Sinclair also noted that the interchange is an important link to John F. Kennedy International Airport, providing a route for passengers, cabs and trucks to connect from the southern part of the city to the rest of the region.

City Councilman James Gennaro (D-Fresh Meadows) also favors the plan, calling it a necessary project to maintain roadways and improve traffic flow.

“Of course it is a big dislocation, levying a short-term burden in the community with noise and the rerouting of street traffic,” Gennaro said. “Our best hope is that the state DOT will fully engage and inform the community, which they have done, of any potential problems that will arise from such a large construction project.”

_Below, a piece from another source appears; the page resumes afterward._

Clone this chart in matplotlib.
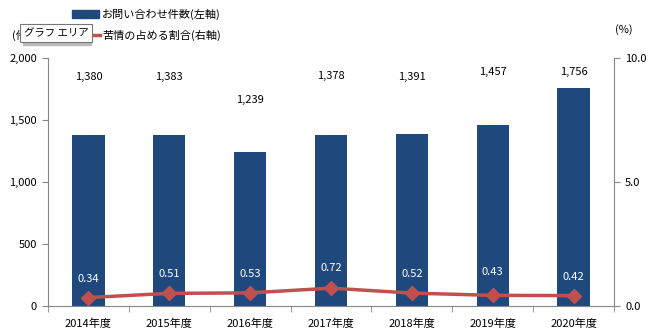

CB 8’s Transportation Committee had asked the engineers to examine expanding the exit of the Van Wyck at 72nd Avenue, but to realign the exit would infringe upon parkland and take substantial justification such as proof of a high accident rate or serious congestion or operational problems, according to Jim Romanovsky, a consultant supervisor with the state DOT.

Another suggestion the board made was to have the exit go right up to Jewel Avenue, but that is even more problematic, Romanovsky said. It would interfere with a path of parkland that runs along the Van Wyck on the northbound side and a combined sewer culvert that hugs the shoulder.

The boundaries for the entire interchange project include the Van Wyck Expressway from Jewel Avenue to Jamaica Avenue; the Grand Central Parkway from Jewel Avenue to Parsons Boulevard; the Jackie Robinson Parkway from Queens Boulevard to the Van Wyck; and the Union Turnpike from Queens Boulevard to Main Street.

Contract 1 had a price tag of $146 million and is expected to be completed in December 2014. Contract 2B is expected to begin in July 2016.

“This job started out as a $50 million deck replacement in 2000,” Romanovsky said, “and it grew quite a bit.”